As the Leslie Nielsen-headed Naked Gun movies parodied police procedurals of the time it was released into, the 2025 legacy sequel pokes all kinds of fun at the modern action movie landscape. Though the phrase “They don’t make ‘em like they used to!” gets thrown around a lot these days, this is a film with a charmingly old-school approach to comedy and spoof, even making fun of its own existence as a legacy sequel.

A huge portion of this is undoubtedly owed to the ingenious casting of Liam Neeson in the role of Frank Drebin, Jr. Though most well-known recently as the go-to tough guy for serious action fare like Taken, Neeson proves here that he has comedic chops to handle a variety of different comedy styles across this movie’s brisk 85 minute runtime.

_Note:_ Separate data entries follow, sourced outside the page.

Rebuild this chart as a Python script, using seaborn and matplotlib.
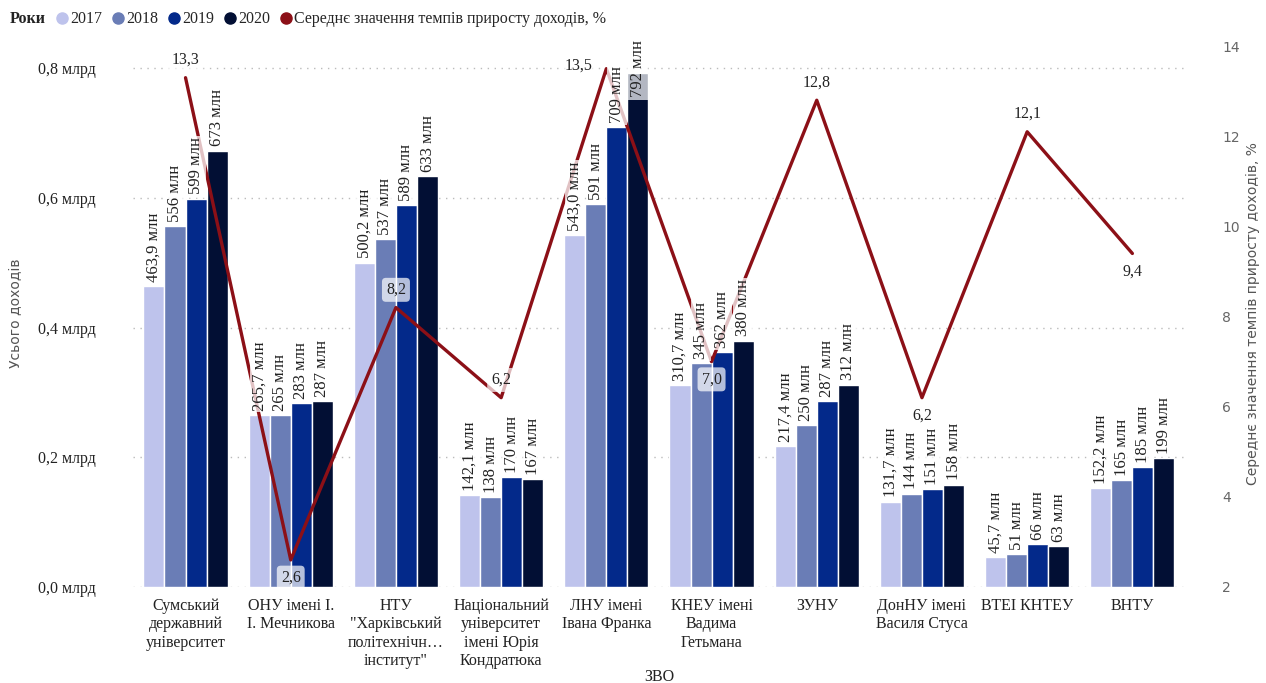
import numpy as np
import pandas as pd
import matplotlib
matplotlib.use("Agg")
import matplotlib.pyplot as plt
from matplotlib.lines import Line2D
from matplotlib.ticker import FuncFormatter
import seaborn as sns

# data
universities = [
    "Сумський\nдержавний\nуніверситет",
    "ОНУ імені І.\nІ. Мечникова",
    "НТУ\n\"Харківський\nполітехнічн…\nінститут\"",
    "Національний\nуніверситет\nімені Юрія\nКондратюка",
    "ЛНУ імені\nІвана Франка",
    "КНЕУ імені\nВадима\nГетьмана",
    "ЗУНУ",
    "ДонНУ імені\nВасиля Стуса",
    "ВТЕІ КНТЕУ",
    "ВНТУ",
]
years = ["2017", "2018", "2019", "2020"]
income_2017 = [463.9, 265.7, 500.2, 142.1, 543.0, 310.7, 217.4, 131.7, 45.7, 152.2]
income_2018 = [556, 265, 537, 138, 591, 345, 250, 144, 51, 165]
income_2019 = [599, 283, 589, 170, 709, 362, 287, 151, 66, 185]
income_2020 = [673, 287, 633, 167, 792, 380, 312, 158, 63, 199]
growth_rate = [13.3, 2.6, 8.2, 6.2, 13.5, 7.0, 12.8, 6.2, 12.1, 9.4]
growth_label_side = ["above", "below", "above", "above", "left",
                     "below", "above", "below", "above", "below"]

year_colors = ["#BEC3EC", "#6A7DB6", "#03298A", "#020F34"]
line_color = "#8C1017"
serif = ["Liberation Serif", "DejaVu Serif"]

sns.set_style("white")
plt.rcParams["font.family"] = serif

rows = []
for yr, vals in zip(years, [income_2017, income_2018, income_2019, income_2020]):
    for u, v in zip(universities, vals):
        rows.append({"ЗВО": u, "Рік": yr, "Дохід": v / 1000.0})
df = pd.DataFrame(rows)

fig = plt.figure(figsize=(12.66, 6.83), dpi=100)
ax = fig.add_axes([0.105, 0.1406, 0.831, 0.8004])

sns.barplot(data=df, x="ЗВО", y="Дохід", hue="Рік", order=universities,
            hue_order=years, palette=year_colors, width=0.8, saturation=1,
            ax=ax, legend=False)

ax.set_ylim(0, 0.843)
ax.set_yticks([0, 0.2, 0.4, 0.6, 0.8])
ax.yaxis.set_major_formatter(FuncFormatter(lambda v, p: f"{v:.1f}".replace(".", ",") + " млрд"))
ax.tick_params(axis="y", length=0, labelsize=11.5, pad=27, colors="#222222")
ax.tick_params(axis="x", length=0, labelsize=11.5, pad=8, colors="#222222")
for lbl in ax.get_xticklabels():
    lbl.set_linespacing(1.2)
ax.grid(axis="y", linestyle=(0, (1, 4)), color="#BBBBBB", linewidth=1)
ax.set_axisbelow(True)
for s in ax.spines.values():
    s.set_visible(False)
ax.set_xlabel("ЗВО", fontsize=11.5, color="#222222", labelpad=0)
ax.set_ylabel("Усього доходів", fontsize=10, color="#555555",
              family=["DejaVu Sans"], labelpad=2)
ax.yaxis.set_label_coords(-0.104, 0.5)

# bar labels
top = ax.get_ylim()[1]
for cont, yr in zip(ax.containers, years):
    for bar in cont:
        h = bar.get_height()
        txt = (f"{h * 1000:.1f}".replace(".", ",") if yr == "2017" else f"{h * 1000:.0f}") + " млн"
        x = bar.get_x() + bar.get_width() / 2
        if h > 0.75:
            ax.text(x, top, txt, rotation=90, ha="center", va="top", fontsize=12,
                    color="#222222", zorder=6,
                    bbox=dict(boxstyle="square,pad=0.15", fc="white", ec="none", alpha=0.7))
        else:
            ax.annotate(txt, (x, h), xytext=(0, 3), textcoords="offset points",
                        rotation=90, ha="center", va="bottom", fontsize=12,
                        color="#222222", zorder=6,
                        bbox=dict(boxstyle="square,pad=0.1", fc="white", ec="none", alpha=0.75))

# line on secondary axis
ax2 = ax.twinx()
sns.lineplot(x=np.arange(len(universities)), y=growth_rate, color=line_color,
             linewidth=2.4, ax=ax2, zorder=5)
ax2.set_ylim(2, 14.13)
ax2.set_yticks([2, 4, 6, 8, 10, 12, 14])
ax2.tick_params(axis="y", length=0, labelsize=10, pad=27, colors="#666666")
for lbl in ax2.get_yticklabels():
    lbl.set_family(["DejaVu Sans"])
for s in ax2.spines.values():
    s.set_visible(False)
ax2.set_ylabel("Середнє значення темпів приросту доходів, %", fontsize=10,
               color="#555555", family=["DejaVu Sans"])
ax2.yaxis.set_label_coords(1.058, 0.5)
ax2.grid(False)
ax.set_zorder(ax2.get_zorder() + 1)
ax.patch.set_visible(False)

for i, (v, side) in enumerate(zip(growth_rate, growth_label_side)):
    if side == "above":
        off, ha, va = (0, 7), "center", "bottom"
    elif side == "below":
        off, ha, va = (0, -7), "center", "top"
    else:
        off, ha, va = (-10, 2), "right", "center"
    ax.annotate(f"{v:.1f}".replace(".", ","),
                (i, (v - 2) / (14.13 - 2) * top), xytext=off,
                textcoords="offset points", ha=ha, va=va, fontsize=11.5,
                color="#222222", zorder=8,
                bbox=dict(boxstyle="round,pad=0.25", fc="white", ec="none", alpha=0.7))

# draw the line again on the top axis so labels can overlap it
ax.plot(np.arange(len(universities)), [(v - 2) / (14.13 - 2) * top for v in growth_rate],
        color=line_color, linewidth=2.4, zorder=5)
ax2.lines[0].set_visible(False)
ax.set_xlim(-0.5, len(universities) - 0.5)

# legend
fig.text(0.008, 0.972, "Роки", fontsize=11.5, fontweight="bold", va="center", color="#222222")
handles = [Line2D([], [], marker="o", linestyle="", color=c, markersize=8) for c in year_colors]
handles.append(Line2D([], [], marker="o", linestyle="", color=line_color, markersize=8))
labels = years + ["Середнє значення темпів приросту доходів, %"]
fig.legend(handles, labels, loc="center left", bbox_to_anchor=(0.043, 0.972), ncol=5,
           frameon=False, handletextpad=0.0, columnspacing=0.5, fontsize=11.5,
           borderaxespad=0, borderpad=0, handlelength=1.0)

fig.savefig("out.png", dpi=100)
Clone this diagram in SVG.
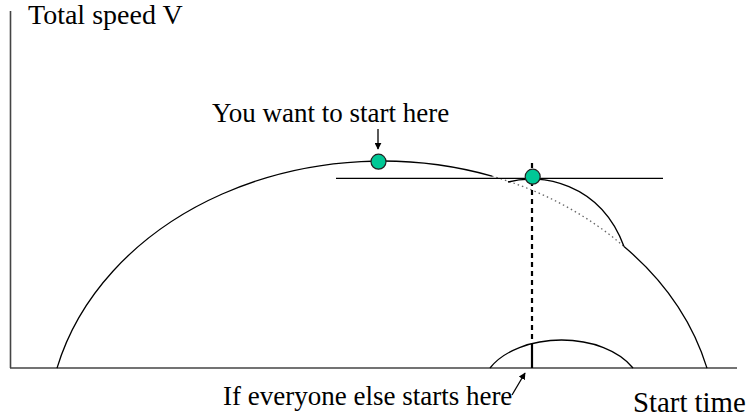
<svg xmlns="http://www.w3.org/2000/svg" width="749" height="417" viewBox="0 0 749 417">
<defs>
<style>
.t{font-family:"Liberation Serif","Times New Roman",serif;font-size:27px;fill:#000}
.c{fill:none;stroke:#000;stroke-width:1.3}
.ax{fill:none;stroke:#444;stroke-width:1.6}
.dot{fill:none;stroke:#666;stroke-width:1.3;stroke-dasharray:1.5 3}
.dash{fill:none;stroke:#000;stroke-width:2.2;stroke-dasharray:5 4}
.pt{fill:#00C896;stroke:#222;stroke-width:1.2}
.ar{fill:none;stroke:#000;stroke-width:1.3}
</style>
<marker id="ah" viewBox="0 0 10 10" refX="9" refY="5" markerWidth="7" markerHeight="7" markerUnits="userSpaceOnUse" orient="auto">
<path d="M0,0 L10,5 L0,10 z" fill="#000"/>
</marker>
</defs>
<g id="axes">
<line class="ax" x1="10.5" y1="11" x2="10.5" y2="368"/>
<line class="ax" x1="10" y1="368" x2="737" y2="368"/>
</g>
<g id="connectors">
<path class="c" d="M57,368.1 A334.6 271.7 0 0 1 492,176.1"/>
<path class="dot" d="M492,176.1 A334.6 271.7 0 0 1 624,246.5"/>
<path class="c" d="M624,246.5 A334.6 271.7 0 0 1 707,368.1"/>
<path class="c" d="M508,182 C540,173 600,182 624,246.5"/>
<line class="c" x1="336" y1="178.3" x2="663" y2="178.3"/>
<path class="c" d="M490,368 A80 50.8 0 0 1 633,368"/>
<line class="dash" x1="532" y1="163" x2="532" y2="344"/>
<line x1="532" y1="344" x2="532" y2="368" stroke="#000" stroke-width="2.2"/>
<line class="ar" x1="378" y1="129" x2="378" y2="149" marker-end="url(#ah)"/>
<line class="ar" x1="512" y1="395" x2="525" y2="373" marker-end="url(#ah)"/>
</g>
<g id="node-want">
<circle class="pt" cx="378.5" cy="161.7" r="7.5"/>
</g>
<g id="node-else">
<circle class="pt" cx="532.7" cy="176.7" r="7.5"/>
</g>
<g id="labels">
<text class="t" x="28" y="24" style="font-size:28px">Total speed V</text>
<text class="t" x="212" y="122">You want to start here</text>
<text class="t" x="223" y="405">If everyone else starts here</text>
<text class="t" x="633" y="412" style="font-size:28.8px">Start time</text>
</g>
</svg>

Whether it’s playing out visual gags, making dryly funny literalist jokes or willingly putting himself in absurdly embarrassing situations for our entertainment, the film wouldn’t work the way it does without his unbelievably committed performance. By utilising our expectations of Neeson’s usual MO, The Naked Gun is able to squeeze plenty of comedy out of its main actor.

The Naked Gun is a genuinely impressive studio comedy

It’s far from the only source of comedy in the film, though – there’s a ‘blink and you’ll miss it’ quality to the sheer amount of visual comedy happening on screen at any given time, with gags in the foreground often overshadowing smaller ones in the back. Though there are plenty of great written jokes throughout (some with a real edge!), the sheer volume of literalist sight gags is seriously impressive work by director Schaffer, his co-writers and everyone who worked on the movie.

The rest of the cast are more than game, too. Pamela Anderson plays a very spoofed version of the roles she was type cast in for years, and really brings her A-game to make Beth sincerely believable. You’d never expect Neeson and Anderson to have such remarkable comedic chemistry, but they are genuinely great together.

Danny Huston is also great as villain Richard Cane, an amalgamation of tech billionaires like Jeff Bezos and Elon Musk that is easy to hate while still staying hilarious. Paul Walter Hauser as Drebin’s partner Ed Hocken, Jr. (all the Police Squad staff are the children of characters from the original trilogy) is also hilarious, making the most of his limited screentime.

The third act definitely sags a bit, and the style of comedy on display isn’t for everyone. Nonetheless, it doesn’t prevent The Naked Gun from being a sincerely delightful film that serves as a shot in the arm for the spoof genre in general. If you’ve any affection for parody movies of old at all, then seeing this in a full theatre is a total no-brainer.